Time per Iteration by Platform

Grouped bar chart showing time per iteration for each case and precision, with one bar per hardware platform (GPU or CPU).

[5]:
platforms_present = df_sorted['Platform'].unique()
cases_present     = sorted(df_sorted['Case'].unique())
precisions        = ['SP', 'DP']

platform_colors = {
    'A100 (80 GB)':      '#4e79a7',
    'RTX 6000 Ada':      '#f28e2b',
    'RTX A6000 (Chaos)': '#59a14f',
    'Xeon w9-3495X':     '#e15759',
}

fig, axs = plt.subplots(1, len(precisions), figsize=(7 * len(precisions), 5),
                         constrained_layout=True, sharey=False)

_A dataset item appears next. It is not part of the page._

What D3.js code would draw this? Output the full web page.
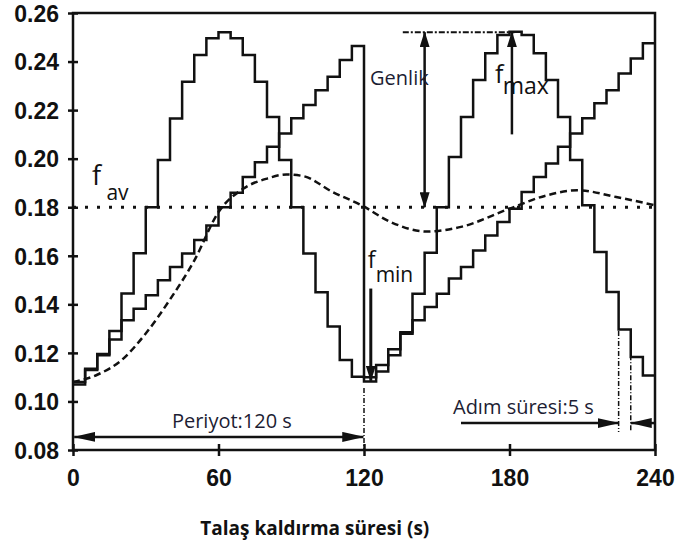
<!DOCTYPE html>
<html><head><meta charset="utf-8">
<script src="https://cdn.jsdelivr.net/npm/d3@7"></script>
<style>body{margin:0;background:#fff}</style>
</head><body>
<svg id="chart" width="680" height="546"></svg>
<script>
// ---------- data ----------
const stepDuration = 5; // s
// sine-like staircase (f), 48 steps of 5 s
const seriesA = [0.1070,0.1130,0.1190,0.1290,0.1445,0.1610,0.1800,0.1994,0.2165,0.2317,0.2427,0.2496,
                 0.2521,0.2496,0.2427,0.2317,0.2172,0.1994,0.1800,0.1609,0.1450,0.1309,0.1171,0.1102,
                 0.1082,0.1123,0.1190,0.1285,0.1444,0.1612,0.1800,0.2007,0.2172,0.2324,0.2434,0.2509,
                 0.2523,0.2509,0.2434,0.2324,0.2172,0.1994,0.1808,0.1616,0.1451,0.1296,0.1183,0.1107];
// sawtooth staircase
const seriesB = [0.1080,0.1135,0.1195,0.1255,0.1334,0.1382,0.1437,0.1499,0.1554,0.1609,0.1665,0.1725,
                 0.1800,0.1860,0.1925,0.1985,0.2049,0.2104,0.2166,0.2221,0.2282,0.2337,0.2406,0.2464,
                 0.1100,0.1150,0.1215,0.1279,0.1334,0.1389,0.1444,0.1506,0.1554,0.1622,0.1684,0.1739,
                 0.1794,0.1863,0.1925,0.1980,0.2049,0.2104,0.2166,0.2228,0.2282,0.2351,0.2413,0.2475];
// smooth (dashed) curve
const avgTime  = [0,10,20,30,40,50,60,70,80,88,95,107,119,131,146,160,180,195,208,224,240];
const avgValue = [0.1080,0.1110,0.1170,0.1280,0.1420,0.1580,0.1780,0.1875,0.1918,0.1935,0.1928,0.1863,
                  0.1808,0.1739,0.1700,0.1719,0.1794,0.1848,0.1870,0.1842,0.1808];
const fAverage = 0.18;
const xTicks = [0,60,120,180,240];
const yTicks = [0.08,0.10,0.12,0.14,0.16,0.18,0.20,0.22,0.24,0.26];
const xTitle = "Talaş kaldırma süresi (s)";
const labelGenlik = "Genlik";
const labelPeriod = "Periyot:120 s";
const labelStep = "Adım süresi:5 s";

// ---------- scales ----------
const svg = d3.select("#chart");
const x = d3.scaleLinear().domain([0,240]).range([73,655]);
const y = d3.scaleLinear().domain([0.08,0.26]).range([450,13]);
const ink = "#111";

// markers
const defs = svg.append("defs");
defs.append("marker").attr("id","arr").attr("viewBox","0 0 16 10")
  .attr("refX",15).attr("refY",5).attr("markerWidth",16).attr("markerHeight",10)
  .attr("markerUnits","userSpaceOnUse").attr("orient","auto-start-reverse")
  .append("path").attr("d","M0,0 L16,5 L0,10 Z").attr("fill",ink);
defs.append("marker").attr("id","arrBig").attr("viewBox","0 0 22 10")
  .attr("refX",21).attr("refY",5).attr("markerWidth",22).attr("markerHeight",10)
  .attr("markerUnits","userSpaceOnUse").attr("orient","auto-start-reverse")
  .append("path").attr("d","M0,0 L22,5 L0,10 Z").attr("fill",ink);

// ---------- axes ----------
const yAxis = svg.append("g").attr("transform",`translate(${x(0)},0)`)
  .call(d3.axisLeft(y).tickValues(yTicks).tickFormat(d3.format(".2f")).tickSizeOuter(0).tickPadding(8));
const xAxis = svg.append("g").attr("transform",`translate(0,${y(0.08)})`)
  .call(d3.axisBottom(x).tickValues(xTicks).tickSizeOuter(0).tickPadding(14));
[yAxis,xAxis].forEach(g=>{
  g.select(".domain").remove();
  g.selectAll(".tick text").attr("font-family","Liberation Sans, Arial, sans-serif")
    .attr("font-weight","bold").attr("font-size",23).attr("fill",ink);
});
yAxis.selectAll(".tick line").attr("x1",-5).attr("x2",5).attr("stroke",ink).attr("stroke-width",2.5);
xAxis.selectAll(".tick line").attr("y1",-6).attr("y2",6).attr("stroke",ink).attr("stroke-width",2.5);
yAxis.selectAll(".tick text").attr("dy","0.36em");

svg.append("rect").attr("x",x(0)).attr("y",y(0.26))
  .attr("width",x(240)-x(0)).attr("height",y(0.08)-y(0.26))
  .attr("fill","none").attr("stroke",ink).attr("stroke-width",2.5);

// ---------- series ----------
const stepLine = d3.line().x(d=>x(d.t)).y(d=>y(d.v)).curve(d3.curveStepAfter);
function toSteps(vals){
  const pts = vals.map((v,i)=>({t:i*stepDuration,v}));
  pts.push({t:vals.length*stepDuration, v:vals[vals.length-1]});
  return pts;
}
// average dotted line
svg.append("line").attr("x1",x(0)).attr("x2",x(240)).attr("y1",y(fAverage)).attr("y2",y(fAverage))
  .attr("stroke",ink).attr("stroke-width",3).attr("stroke-dasharray","3,9");
// dashed smooth curve
svg.append("path").datum(avgTime.map((t,i)=>({t,v:avgValue[i]})))
  .attr("d",d3.line().x(d=>x(d.t)).y(d=>y(d.v)).curve(d3.curveMonotoneX))
  .attr("fill","none").attr("stroke",ink).attr("stroke-width",2.5).attr("stroke-dasharray","7,4");
[seriesA,seriesB].forEach(s=>{
  svg.append("path").datum(toSteps(s)).attr("d",stepLine)
    .attr("fill","none").attr("stroke",ink).attr("stroke-width",2.5).attr("stroke-linejoin","miter");
});

// ---------- annotations ----------
function seg(t1,v1,t2,v2,opts={}){
  const l = svg.append("line").attr("x1",x(t1)).attr("y1",y(v1)).attr("x2",x(t2)).attr("y2",y(v2))
    .attr("stroke",ink).attr("stroke-width",opts.w||2);
  if(opts.dash) l.attr("stroke-dasharray",opts.dash);
  if(opts.start) l.attr("marker-start",`url(#${opts.start})`);
  if(opts.end) l.attr("marker-end",`url(#${opts.end})`);
  return l;
}
// amplitude (Genlik)
seg(136,0.2521,182,0.2521,{w:2,dash:"6,2,2,2"});
seg(145,0.2521,145,0.1800,{w:2.5,start:"arr",end:"arr"});
// f_max arrow
seg(181,0.2100,181,0.2521,{w:2.5,end:"arr"});
// f_min arrow
seg(122.8,0.1465,122.8,0.1085,{w:3,end:"arr"});
// period
seg(120,0.1055,120,0.08,{w:1.5,dash:"5,2,1,2"});
seg(0.5,0.0854,119.7,0.0854,{w:2.5,start:"arrBig",end:"arrBig"});
// step duration
seg(225,0.1290,225,0.0874,{w:1.5,dash:"5,2,1,2"});
seg(230,0.1190,230,0.0874,{w:1.5,dash:"5,2,1,2"});
seg(160,0.0911,225,0.0911,{w:2.5,end:"arrBig"});
seg(240,0.0911,230,0.0911,{w:2.5,end:"arrBig"});

function txt(t,v,s,size,opts={}){
  return svg.append("text").attr("x",x(t)).attr("y",y(v)).text(s)
    .attr("font-family",opts.family||"Open Sans, sans-serif").attr("font-size",size)
    .attr("font-weight",opts.weight||"normal").attr("fill",opts.fill||ink)
    .attr("text-anchor",opts.anchor||"start");
}
txt(122.5,0.2303,labelGenlik,20,{fill:"#1d1d33"});
txt(40.8,0.0891,labelPeriod,20,{fill:"#1d1d33"});
txt(156.7,0.0948,labelStep,20,{fill:"#1d1d33"});
// f labels
txt(7.8,0.1892,"f",27);
txt(13.8,0.1830,"av",21);
txt(174,0.2313,"f",25);
txt(177.2,0.2268,"max",23);
txt(121.5,0.1549,"f",23);
txt(124.8,0.1492,"min",21);
// x title
svg.append("text").attr("x",x(52.5)).attr("y",535).text(xTitle)
  .attr("font-family","Open Sans, sans-serif").attr("font-weight","bold").attr("font-size",19).attr("fill",ink);
</script>
</body></html>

for ax, prec in zip(axs, precisions):
    sub = df_sorted[df_sorted['Precision'] == prec]
    n_groups = len(cases_present)
    n_plat   = len(platforms_present)
    bar_width = 0.7 / max(n_plat, 1)
    x = np.arange(n_groups)

    for i, plat in enumerate(platforms_present):
        vals = []
        for case in cases_present:
            row = sub[(sub['Platform'] == plat) & (sub['Case'] == case)]
            vals.append(row['Time/iter (ms)'].values[0] if not row.empty else np.nan)
        offset = (i - n_plat / 2 + 0.5) * bar_width
        ax.bar(x + offset, vals, width=bar_width * 0.9,
               color=platform_colors.get(plat, '#aaa'),
               edgecolor='black', linewidth=0.6,
               label=plat)

    ax.set_xticks(x)
    ax.set_xticklabels([c.replace('_', r'\_') for c in cases_present], fontsize=11)
    ax.set_ylabel(r'Time per iteration (ms)')
    ax.set_title(f'{prec} --- LASDD-SM, $128^3$')
    ax.legend(frameon=False, fontsize=10)
    ax.grid(axis='y', alpha=0.3)

fig.suptitle(r'Hardware Platform Comparison: Time per Iteration', fontsize=16)
plt.show()
../_images/benchmark_Benchmark_PlatformComparison_14_0.png

Speedup Relative to A100 (80 GB)

Speedup = \(t_{\mathrm{A100}} / t_{\mathrm{platform}}\) for matched (Case, Resolution, SGS model, Precision) pairs. Values above 1 indicate the alternative platform is faster than the A100 baseline.

[6]:
df_ref = df_sorted[df_sorted['Platform'] == REFERENCE_PLATFORM].copy()
match_keys = ['Case', 'N', 'SGS model', 'Precision']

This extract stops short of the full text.